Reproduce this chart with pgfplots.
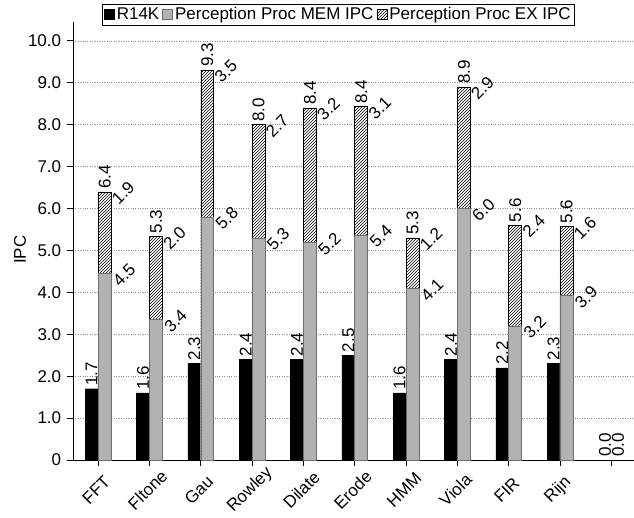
\documentclass[border=0pt]{standalone}
\usepackage{fontspec}
\setmainfont{Liberation Sans}
\usepackage{graphicx}
\usepackage{pgfplots}
\pgfplotsset{compat=1.18}
\usetikzlibrary{patterns}
\definecolor{barGray}{RGB}{178,178,178}
\definecolor{barGrayEdge}{RGB}{110,110,110}
\newcommand{\rl}[1]{\rotatebox{45}{#1}}
\newcommand{\ru}[1]{\rotatebox{90}{#1}}
\begin{document}
\fontsize{17}{20}\selectfont
\begin{tikzpicture}
\useasboundingbox (-73pt,-57pt) rectangle (561pt,460pt);
\begin{axis}[
  at={(0,0)}, anchor=south west,
  scale only axis, width=561pt, height=438pt,
  xmin=-0.49, xmax=10.44, ymin=0, ymax=10.45,
  axis lines=left, axis line style={-, black, line width=0.8pt},
  xtick={0,...,10},
  xticklabels={\rl{FFT},\rl{Fltone},\rl{Gau},\rl{Rowley},\rl{Dilate},\rl{Erode},\rl{HMM},\rl{Viola},\rl{FIR},\rl{Rijn},{}},
  xticklabel style={anchor=center, xshift=-2pt, yshift=-24pt, font=\fontsize{17}{20}\selectfont},
  ytick={0,...,10},
  yticklabels={0,1.0,2.0,3.0,4.0,5.0,6.0,7.0,8.0,9.0,10.0},
  yticklabel style={font=\fontsize{17}{20}\selectfont},
  tick align=outside, major tick length=6pt,
  tick style={black, line width=0.8pt},
  ymajorgrids, grid style={dotted, black!45, line width=0.6pt},
  ylabel={IPC},
  ylabel style={at={(axis description cs:-0.0945,0.48)}, anchor=center, font=\fontsize{17}{20}\selectfont},
  legend style={at={(0.473,1.041)}, anchor=north, legend columns=-1, draw=black, line width=0.8pt,
    inner xsep=2pt, inner ysep=1pt, font=\fontsize{17}{19}\selectfont,
    /tikz/every even column/.append style={column sep=1pt}},
  legend cell align=left,
]
\addlegendimage{legend image code/.code={\draw[fill=black,draw=black] (0pt,-5pt) rectangle (10pt,5pt);}}
\addlegendentry{R14K}
\addlegendimage{legend image code/.code={\draw[fill=barGray,draw=barGrayEdge] (0pt,-5pt) rectangle (10pt,5pt);}}
\addlegendentry{Perception Proc MEM IPC}
\addlegendimage{legend image code/.code={\draw[fill=white,draw=black,postaction={pattern=north east lines}] (0pt,-5pt) rectangle (10pt,5pt);}}
\addlegendentry{Perception Proc EX IPC}

% R14K
\addplot[ybar, bar width=12.8pt, bar shift=-6.5pt, fill=black, draw=black, forget plot,
  point meta=explicit symbolic, nodes near coords={\ru{\pgfplotspointmeta}},
  nodes near coords style={anchor=south, xshift=-6.5pt, inner sep=3pt, font=\fontsize{17}{19}\selectfont}]
coordinates {(0,1.7)[1.7] (1,1.6)[1.6] (2,2.3)[2.3] (3,2.4)[2.4] (4,2.4)[2.4] (5,2.5)[2.5]
 (6,1.6)[1.6] (7,2.4)[2.4] (8,2.2)[2.2] (9,2.3)[2.3] (10,0)[0.0]};

% total (hatched EX on top of MEM)
\addplot[ybar, bar width=12.8pt, bar shift=6.3pt, fill=white, draw=black,
  postaction={pattern=north east lines}, forget plot,
  point meta=explicit symbolic, nodes near coords={\ru{\pgfplotspointmeta}},
  nodes near coords style={anchor=south, xshift=6.5pt, inner sep=3pt, font=\fontsize{17}{19}\selectfont}]
coordinates {(0,6.4)[6.4] (1,5.33)[5.3] (2,9.3)[9.3] (3,8.0)[8.0] (4,8.4)[8.4] (5,8.43)[8.4]
 (6,5.3)[5.3] (7,8.9)[8.9] (8,5.6)[5.6] (9,5.57)[5.6] (10,0)[0.0]};

% MEM
\addplot[ybar, bar width=12.8pt, bar shift=6.3pt, fill=barGray, draw=barGrayEdge, forget plot,
  point meta=explicit symbolic, nodes near coords={\rl{\pgfplotspointmeta}},
  nodes near coords style={anchor=center, xshift=26pt, yshift=-1.5pt, inner sep=0pt, font=\fontsize{17}{19}\selectfont}]
coordinates {(0,4.45)[4.5] (1,3.36)[3.4] (2,5.8)[5.8] (3,5.3)[5.3] (4,5.2)[5.2] (5,5.37)[5.4]
 (6,4.1)[4.1] (7,6.0)[6.0] (8,3.2)[3.2] (9,3.92)[3.9]};

% EX increment labels
\addplot[ybar, bar width=12.8pt, bar shift=6.3pt, draw=none, fill=none, forget plot,
  point meta=explicit symbolic, nodes near coords={\rl{\pgfplotspointmeta}},
  nodes near coords style={anchor=center, xshift=25pt, yshift=-1pt, inner sep=0pt, font=\fontsize{17}{19}\selectfont}]
coordinates {(0,6.4)[1.9] (1,5.33)[2.0] (2,9.3)[3.5] (3,8.0)[2.7] (4,8.4)[3.2] (5,8.43)[3.1]
 (6,5.3)[1.2] (7,8.9)[2.9] (8,5.6)[2.4] (9,5.57)[1.6]};
\end{axis}
\end{tikzpicture}
\end{document}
========
• [INSTRUCTIONS FOR THE TASK] Leave the pictures out and output the rest of the listing exactly.

• [SOLUTION FOR THIS TASK]
Reproduce this chart with pgfplots.
\documentclass[border=0pt]{standalone}
\usepackage{fontspec}
\setmainfont{Liberation Sans}
\usepackage{graphicx}
\usepackage{pgfplots}
\pgfplotsset{compat=1.18}
\usetikzlibrary{patterns}
\definecolor{barGray}{RGB}{178,178,178}
\definecolor{barGrayEdge}{RGB}{110,110,110}
\newcommand{\rl}[1]{\rotatebox{45}{#1}}
\newcommand{\ru}[1]{\rotatebox{90}{#1}}
\begin{document}
\fontsize{17}{20}\selectfont
\begin{tikzpicture}
\useasboundingbox (-73pt,-57pt) rectangle (561pt,460pt);
\begin{axis}[
  at={(0,0)}, anchor=south west,
  scale only axis, width=561pt, height=438pt,
  xmin=-0.49, xmax=10.44, ymin=0, ymax=10.45,
  axis lines=left, axis line style={-, black, line width=0.8pt},
  xtick={0,...,10},
  xticklabels={\rl{FFT},\rl{Fltone},\rl{Gau},\rl{Rowley},\rl{Dilate},\rl{Erode},\rl{HMM},\rl{Viola},\rl{FIR},\rl{Rijn},{}},
  xticklabel style={anchor=center, xshift=-2pt, yshift=-24pt, font=\fontsize{17}{20}\selectfont},
  ytick={0,...,10},
  yticklabels={0,1.0,2.0,3.0,4.0,5.0,6.0,7.0,8.0,9.0,10.0},
  yticklabel style={font=\fontsize{17}{20}\selectfont},
  tick align=outside, major tick length=6pt,
  tick style={black, line width=0.8pt},
  ymajorgrids, grid style={dotted, black!45, line width=0.6pt},
  ylabel={IPC},
  ylabel style={at={(axis description cs:-0.0945,0.48)}, anchor=center, font=\fontsize{17}{20}\selectfont},
  legend style={at={(0.473,1.041)}, anchor=north, legend columns=-1, draw=black, line width=0.8pt,
    inner xsep=2pt, inner ysep=1pt, font=\fontsize{17}{19}\selectfont,
    /tikz/every even column/.append style={column sep=1pt}},
  legend cell align=left,
]
\addlegendimage{legend image code/.code={\draw[fill=black,draw=black] (0pt,-5pt) rectangle (10pt,5pt);}}
\addlegendentry{R14K}
\addlegendimage{legend image code/.code={\draw[fill=barGray,draw=barGrayEdge] (0pt,-5pt) rectangle (10pt,5pt);}}
\addlegendentry{Perception Proc MEM IPC}
\addlegendimage{legend image code/.code={\draw[fill=white,draw=black,postaction={pattern=north east lines}] (0pt,-5pt) rectangle (10pt,5pt);}}
\addlegendentry{Perception Proc EX IPC}

% R14K
\addplot[ybar, bar width=12.8pt, bar shift=-6.5pt, fill=black, draw=black, forget plot,
  point meta=explicit symbolic, nodes near coords={\ru{\pgfplotspointmeta}},
  nodes near coords style={anchor=south, xshift=-6.5pt, inner sep=3pt, font=\fontsize{17}{19}\selectfont}]
coordinates {(0,1.7)[1.7] (1,1.6)[1.6] (2,2.3)[2.3] (3,2.4)[2.4] (4,2.4)[2.4] (5,2.5)[2.5]
 (6,1.6)[1.6] (7,2.4)[2.4] (8,2.2)[2.2] (9,2.3)[2.3] (10,0)[0.0]};

% total (hatched EX on top of MEM)
\addplot[ybar, bar width=12.8pt, bar shift=6.3pt, fill=white, draw=black,
  postaction={pattern=north east lines}, forget plot,
  point meta=explicit symbolic, nodes near coords={\ru{\pgfplotspointmeta}},
  nodes near coords style={anchor=south, xshift=6.5pt, inner sep=3pt, font=\fontsize{17}{19}\selectfont}]
coordinates {(0,6.4)[6.4] (1,5.33)[5.3] (2,9.3)[9.3] (3,8.0)[8.0] (4,8.4)[8.4] (5,8.43)[8.4]
 (6,5.3)[5.3] (7,8.9)[8.9] (8,5.6)[5.6] (9,5.57)[5.6] (10,0)[0.0]};

% MEM
\addplot[ybar, bar width=12.8pt, bar shift=6.3pt, fill=barGray, draw=barGrayEdge, forget plot,
  point meta=explicit symbolic, nodes near coords={\rl{\pgfplotspointmeta}},
  nodes near coords style={anchor=center, xshift=26pt, yshift=-1.5pt, inner sep=0pt, font=\fontsize{17}{19}\selectfont}]
coordinates {(0,4.45)[4.5] (1,3.36)[3.4] (2,5.8)[5.8] (3,5.3)[5.3] (4,5.2)[5.2] (5,5.37)[5.4]
 (6,4.1)[4.1] (7,6.0)[6.0] (8,3.2)[3.2] (9,3.92)[3.9]};

% EX increment labels
\addplot[ybar, bar width=12.8pt, bar shift=6.3pt, draw=none, fill=none, forget plot,
  point meta=explicit symbolic, nodes near coords={\rl{\pgfplotspointmeta}},
  nodes near coords style={anchor=center, xshift=25pt, yshift=-1pt, inner sep=0pt, font=\fontsize{17}{19}\selectfont}]
coordinates {(0,6.4)[1.9] (1,5.33)[2.0] (2,9.3)[3.5] (3,8.0)[2.7] (4,8.4)[3.2] (5,8.43)[3.1]
 (6,5.3)[1.2] (7,8.9)[2.9] (8,5.6)[2.4] (9,5.57)[1.6]};
\end{axis}
\end{tikzpicture}
\end{document}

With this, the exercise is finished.